The Senate passed the legislation earlier this month with a series of amendments that were approved by the House of Representatives today.

This means that from December next year all tobacco sold in Australia will be sold in plain, dark brown packs – with no industry logos, brand imagery, colours or promotional text.

The name of the brand of cigarettes will appear on the pack in a standard font size, colour and position.

Within hours, Philip Morris Asia said that it had served a notice of arbitration under Australia’s Bilateral Investment Treaty with Hong Kong.

"We are left with no option," said Anne Edwards, a spokesperson for Philip Morris Asia, adding that Australia’s government has ignored "serious legal issues associated with plain packaging".

The company wants the legislation to be suspended and compensation to be paid for what it describes as the loss of the company’s trade marks in Australia.

"We are confident that our legal arguments are very strong and that we will ultimately win this case," said Edwards.

The legislation was split into two Bills – Tobacco Plain Packaging Bill 2011 and Trade Marks Amendment (Tobacco Plain Packaging) Bill 2011.

The tobacco companies have consistently argued that the legislation breaches Australia’s commitments under the TRIPs Agreement, violates the country’s constitution and will make it easier for cigarette packets to be counterfeited.

Philip Morris Asia announced its intention to sue the Australian government using the Bilateral Trade Agreement with Hong Kong in June.

The company’s statement today said that its Australian subsidiary will also be pursuing claims under domestic law before the High Court of Australia.

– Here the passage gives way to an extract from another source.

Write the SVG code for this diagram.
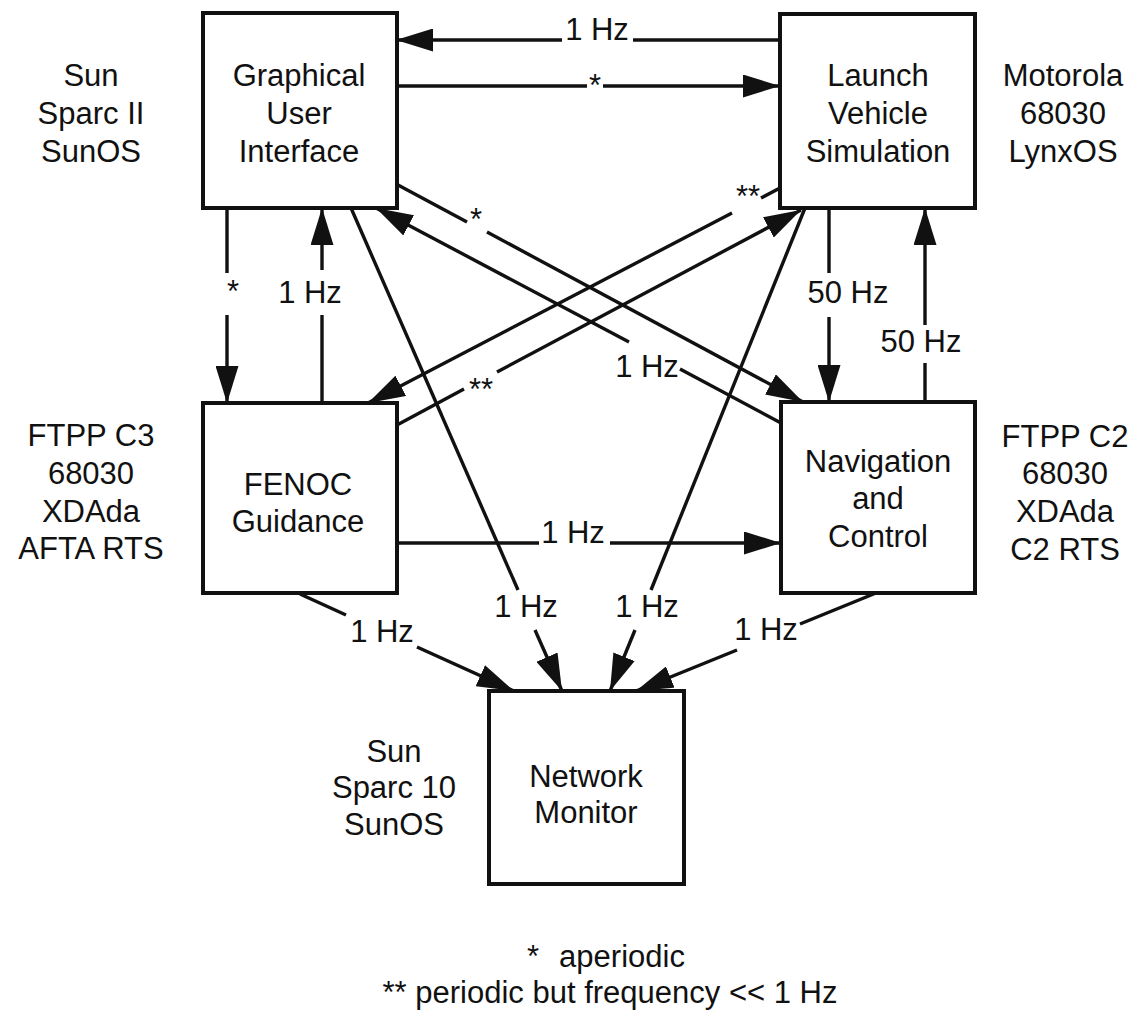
<svg xmlns="http://www.w3.org/2000/svg" width="1133" height="1023" viewBox="0 0 1133 1023">
<style>
text{font-family:"Liberation Sans",Arial,Helvetica,sans-serif;font-size:31px;fill:#111;text-anchor:middle}
.box{fill:#fff;stroke:#111;stroke-width:4}
.c{fill:none;stroke:#111;stroke-width:3.4}
.a{marker-end:url(#ah)}
</style>
<defs>
<marker id="ah" markerUnits="userSpaceOnUse" markerWidth="37" markerHeight="23" refX="37" refY="11.5" orient="auto">
<path d="M0,0 L37,11.5 L0,23 z" fill="#111"/>
</marker>
</defs>
<rect width="1133" height="1023" fill="#fff"/>

<g id="connectors">
<path class="c" d="M780,40 H633"/><path class="c a" d="M562,40 H396"/>
<text x="597" y="40">1 Hz</text>
<path class="c" d="M396,86 H587"/><path class="c a" d="M603,86 H780"/>
<text x="595" y="96">*</text>
<path class="c" d="M227,208 V273"/><path class="c a" d="M227,315 V403"/>
<text x="233" y="302">*</text>
<path class="c" d="M322,403 V315"/><path class="c a" d="M322,270 V208"/>
<text x="310" y="303">1 Hz</text>
<path class="c" d="M398,185 L467,222"/><path class="c a" d="M487,232 L803,402"/>
<text x="476" y="230">*</text>
<path class="c" d="M781,423 L680,369"/><path class="c a" d="M629,342 L376,208"/>
<text x="647" y="377">1 Hz</text>
<path class="c" d="M780,188 L761,198"/><path class="c a" d="M732,213 L368,403"/>
<text x="748" y="207">**</text>
<path class="c" d="M397,425 L464,389"/><path class="c a" d="M497,372 L801,210"/>
<text x="481" y="400">**</text>
<path class="c" d="M351,208 L518,590"/><path class="c a" d="M535,630 L562,691"/>
<text x="526" y="617">1 Hz</text>
<path class="c" d="M805,208 L651,590"/><path class="c a" d="M635,630 L610,691"/>
<text x="647" y="617">1 Hz</text>
<path class="c" d="M829,208 V273"/><path class="c a" d="M829,317 V402"/>
<text x="848" y="303">50 Hz</text>
<path class="c" d="M925,402 V363"/><path class="c a" d="M925,325 V208"/>
<text x="921" y="352">50 Hz</text>
<path class="c" d="M397,543 H539"/><path class="c a" d="M610,543 H781"/>
<text x="573" y="543">1 Hz</text>
<path class="c" d="M300,594 L346,615"/><path class="c a" d="M417,647 L514,691"/>
<text x="382" y="642">1 Hz</text>
<path class="c" d="M876,593 L800,624"/><path class="c a" d="M737,650 L636,691"/>
<text x="766" y="640">1 Hz</text>
</g>

<g id="gui">
<rect class="box" x="203" y="13" width="194" height="195"/>
<text x="299" y="86">Graphical</text>
<text x="299" y="124">User</text>
<text x="299" y="162">Interface</text>
</g>
<g id="lvs">
<rect class="box" x="780" y="14" width="195" height="194"/>
<text x="878" y="86">Launch</text>
<text x="878" y="124">Vehicle</text>
<text x="878" y="162">Simulation</text>
</g>
<g id="fenoc">
<rect class="box" x="203" y="403" width="194" height="190"/>
<text x="298" y="495">FENOC</text>
<text x="298" y="532">Guidance</text>
</g>
<g id="nav">
<rect class="box" x="781" y="402" width="194" height="191"/>
<text x="878" y="472">Navigation</text>
<text x="878" y="509">and</text>
<text x="878" y="547">Control</text>
</g>
<g id="nm">
<rect class="box" x="489" y="691" width="195" height="193"/>
<text x="586" y="787">Network</text>
<text x="586" y="823">Monitor</text>
</g>

<g id="platform-gui">
<text x="91" y="86">Sun</text>
<text x="91" y="124">Sparc II</text>
<text x="91" y="162">SunOS</text>
</g>
<g id="platform-lvs">
<text x="1063" y="86">Motorola</text>
<text x="1063" y="124">68030</text>
<text x="1063" y="162">LynxOS</text>
</g>
<g id="platform-fenoc">
<text x="91" y="446">FTPP C3</text>
<text x="91" y="484">68030</text>
<text x="91" y="522">XDAda</text>
<text x="91" y="559">AFTA RTS</text>
</g>
<g id="platform-nav">
<text x="1065" y="447">FTPP C2</text>
<text x="1065" y="484">68030</text>
<text x="1065" y="522">XDAda</text>
<text x="1065" y="560">C2 RTS</text>
</g>
<g id="platform-nm">
<text x="394" y="762">Sun</text>
<text x="394" y="798">Sparc 10</text>
<text x="394" y="835">SunOS</text>
</g>

<g id="legend">
<text x="533" y="967">*</text>
<text x="622" y="967">aperiodic</text>
<text x="610" y="1003">** periodic but frequency &lt;&lt; 1 Hz</text>
</g>
</svg>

British American Tobacco Australia said earlier this month that it intends to sue the Australian government in the High Court as soon as the legislation receives Royal Assent.

BAT claims that it is unconstitutional for the federal government to remove its property without compensation.

"In years to come plain packaging will be remembered as the legislation which wasted billions of taxpayer’s dollars, caused uncontrollable growth in organised gang activity on the black market and increased smoking rates in young people."